In order to obtain the required panel properties and a significant weight reduction, the strategy of the project is to combine the most suitable materials with the optimised welding process and an appropriate design. Recently developed low density Al-Cu-Li alloys offer direct weight reduction of about 5% and the improved property balance while conventional alloys allow further weight reduction of up to 20% through adapted design. The assembling process is a major field of improvement for the cost-effective use of aluminium alloys that will be explored in the project. Laser beam welding has demonstrated in the past to be the best suitable welding technology for flat panel production, especially for fuselage. The main advantages are the very low distortion, the absence of defects and reduced post-weld re-work. Hybrid laser welding combines the advantages of laser processes with arc welding resulting in high joint quality and completion rates with increased tolerances to fit up and without compromising joint quality and distortion control.
It is expected to be most suitable for wing panels. The objective is to demonstrate the feasibility of this material and process solution and bring it to a TRL of 4. For this purpose, the welding technology parameters will be optimised for Al-Cu-Li materials, and flat panels representative of the four major parts of the aircraft contributing to the total structure weight (i.e. bottom and crown fuselage and upper and lower wing) will be designed, manufactured and tested.
Funding
Results
Executive Summary:
The project AFSIAL (Advanced fuselage and wing structure based on innovative aluminium lithium alloy - numerical trade off study and experimental stiffened panel validation) funded by Cleansky was mainly aimed to combine the most suitable materials with the optimised design and the best welding process, in order to obtain panels characterized by required properties and significant weight reduction. In detail, the aim of the project was to develop a metallic solution combining innovative aluminium alloys of the Al- Cu- Li family and advanced assembling technologies such as Laser Beam Welding, investigating also the possibility and potentiality expressed by hybrid welding and an innovative simultaneous double- sided dual beam welding of T joints, trying to demonstrate the feasibility of this material and process solution, bringing it to a TRL of 4.
The project Consortium initially consisted of 5 EU partners with overall coordination of ENEA, Italy. Two partners from France (Constellium and ESI Group), one from Great Britain (TWI Ltd) two from Italy (RTM s.p.a. and the same ENEA).
After various events, one of the consortium partners, RTM s.p.a., has bankrupt and its planned activities were not completed.
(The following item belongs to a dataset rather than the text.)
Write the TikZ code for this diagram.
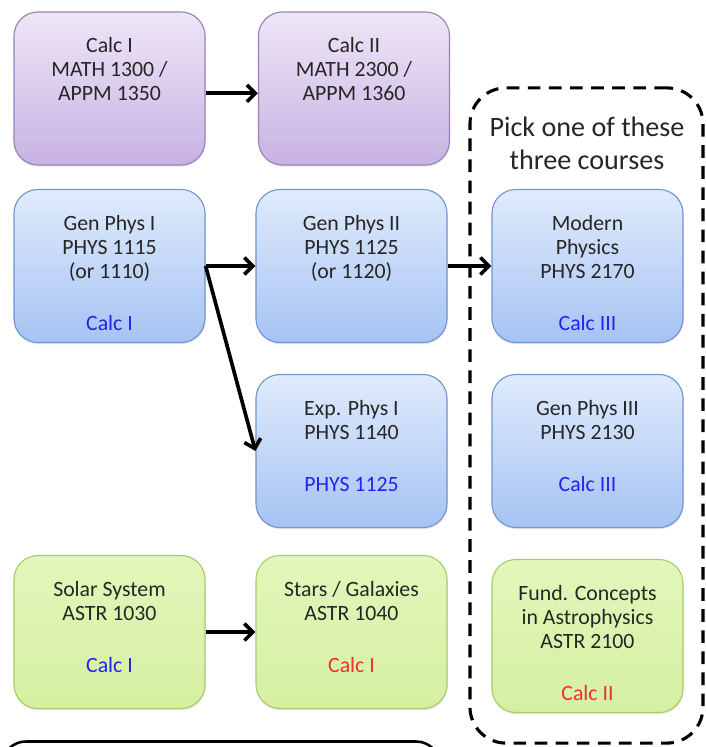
\documentclass[tikz,border=0pt]{standalone}
\usepackage{fontspec}
\setmainfont{Carlito}
\usetikzlibrary{shadows,arrows.meta}

\definecolor{calcline}{HTML}{9A80BE}
\definecolor{calctop}{HTML}{EEE6F7}
\definecolor{calcbot}{HTML}{C8B2E3}
\definecolor{physline}{HTML}{6E96D0}
\definecolor{phystop}{HTML}{E0EBFC}
\definecolor{physbot}{HTML}{A6C3F3}
\definecolor{astroline}{HTML}{A8CC6C}
\definecolor{astrotop}{HTML}{E3F6BB}
\definecolor{astrobot}{HTML}{D5F0A2}
\definecolor{needblue}{HTML}{2323EE}
\definecolor{needred}{HTML}{EE3030}

\newcommand{\needb}[1]{\textcolor{needblue}{#1}}
\newcommand{\needr}[1]{\textcolor{needred}{#1}}
% text of a course box, hung from its first line
\newcommand{\crs}[1]{\parbox[t]{4.6cm}{\centering #1}}

\tikzset{
  course/.style={draw, line width=0.8pt, rounded corners=0.6cm,
    minimum width=4.775cm, inner ysep=0pt, inner xsep=0pt,
    text height=1.02cm, text depth=2.805cm, text=black!85,
    font=\fontsize{15.5}{17}\selectfont,
    drop shadow={opacity=0.2, shadow xshift=0.4pt, shadow yshift=-1.2pt}},
  calc/.style={course, draw=calcline, top color=calctop, bottom color=calcbot},
  phys/.style={course, draw=physline, top color=phystop, bottom color=physbot},
  astro/.style={course, draw=astroline, top color=astrotop, bottom color=astrobot},
  prereq/.style={-{Straight Barb[length=6pt,width=12pt]}, line width=2.6pt},
  pickbox/.style={draw, line width=2.2pt, dash pattern=on 9pt off 6pt,
    rounded corners=0.9cm, minimum width=5.825cm, minimum height=16.375cm}
}

\begin{document}
\begin{tikzpicture}[x=0.025cm, y=-0.025cm]
  \useasboundingbox (0,0) rectangle (705,747);

  \node (choice) at (586.5,415.5) [pickbox] {};
  \node (pick)   at (587,143) [font=\fontsize{20}{23.5}\selectfont, text=black!85, align=center]
    {Pick one of these\\three courses};

  \node (calcI)  at (109.5,88.5) [calc] {\crs{Calc I\\MATH 1300 /\\APPM 1350}};
  \node (calcII) at (354,88.5)   [calc] {\crs{Calc II\\MATH 2300 /\\APPM 1360}};

  \node (genI)   at (109.5,266)  [phys] {\crs{Gen Phys I\\PHYS 1115\\(or 1110)\\[20pt]\needb{Calc I}}};
  \node (genII)  at (351.5,266)  [phys] {\crs{Gen Phys II\\PHYS 1125\\(or 1120)}};
  \node (expI)   at (351.5,451)  [phys] {\crs{Exp. Phys I\\PHYS 1140\\[20pt]\needb{PHYS 1125}}};
  \node (modern) at (587.5,266)  [phys] {\crs{Modern\\Physics\\PHYS 2170\\[20pt]\needb{Calc III}}};
  \node (genIII) at (587.5,451)  [phys] {\crs{Gen Phys III\\PHYS 2130\\[20pt]\needb{Calc III}}};

  \node (solar)  at (109.5,632)  [astro] {\crs{Solar System\\ASTR 1030\\[20pt]\needb{Calc I}}};
  \node (stars)  at (351.5,632)  [astro] {\crs{Stars / Galaxies\\ASTR 1040\\[20pt]\needr{Calc I}}};
  \node (fund)   at (587.5,636)  [astro] {\crs{Fund. Concepts\\in Astrophysics\\ASTR 2100\\[20pt]\needr{Calc II}}};

  \node (next)   at (221,801.5) [draw, line width=1.8pt, rounded corners=0.6cm,
    minimum width=10.95cm, minimum height=3cm] {};

  \draw[prereq] ([yshift=-0.12cm]calcI.east) -- ([yshift=-0.12cm]calcII.west);
  \draw[prereq] (genI.east) -- (genII.west);
  \draw[prereq] (genI.east) -- (expI.west);
  \draw[prereq] (genII) -- (modern);
  \draw[prereq] (solar) -- (stars);
\end{tikzpicture}
\end{document}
Initial work was focused on two main goals: the first one was to identify the low density aluminium alloys most suitable for each of the aero structure parts, while the second one was to identify the best welding configuration and the best laser parameter for the development of the welding process and manufacturing of the flat panels with laser (RTM) and hybrid laser (ENEA). In this context, it is included the development of split-beam laser welding in relation to low density aluminium alloys identified both from a performance point of view that energy, made by TWI ltd. This particular aim was an additional target that was originally proposed by the Consortium, as required by the P.O.
The project AFSIAL also aimed to numerically design and optimize a set of representative metallic aircraft panels. To make this, ESI Group (the Consortium partner who has been performing this activity) has also developed a novel procedure which was primarily in the combination of advanced multi-function optimization criteria in conjunction with highly non-linear structural behaviour, involving limit loads and eventual failure.
The last aim of AFSIAL was to manufacture some representative panels according to all specifications (material, welding parameters, numerically design) and to test them.
Unfortunately, the bankruptcy of RTM s.p.a nullified much of this last target. reducing what was expected to be the only attempt of welding wings by ENEA. The attempt also failed because of difficulties encountered in the machining of materials provided by Constellium as explained in other part of these reports.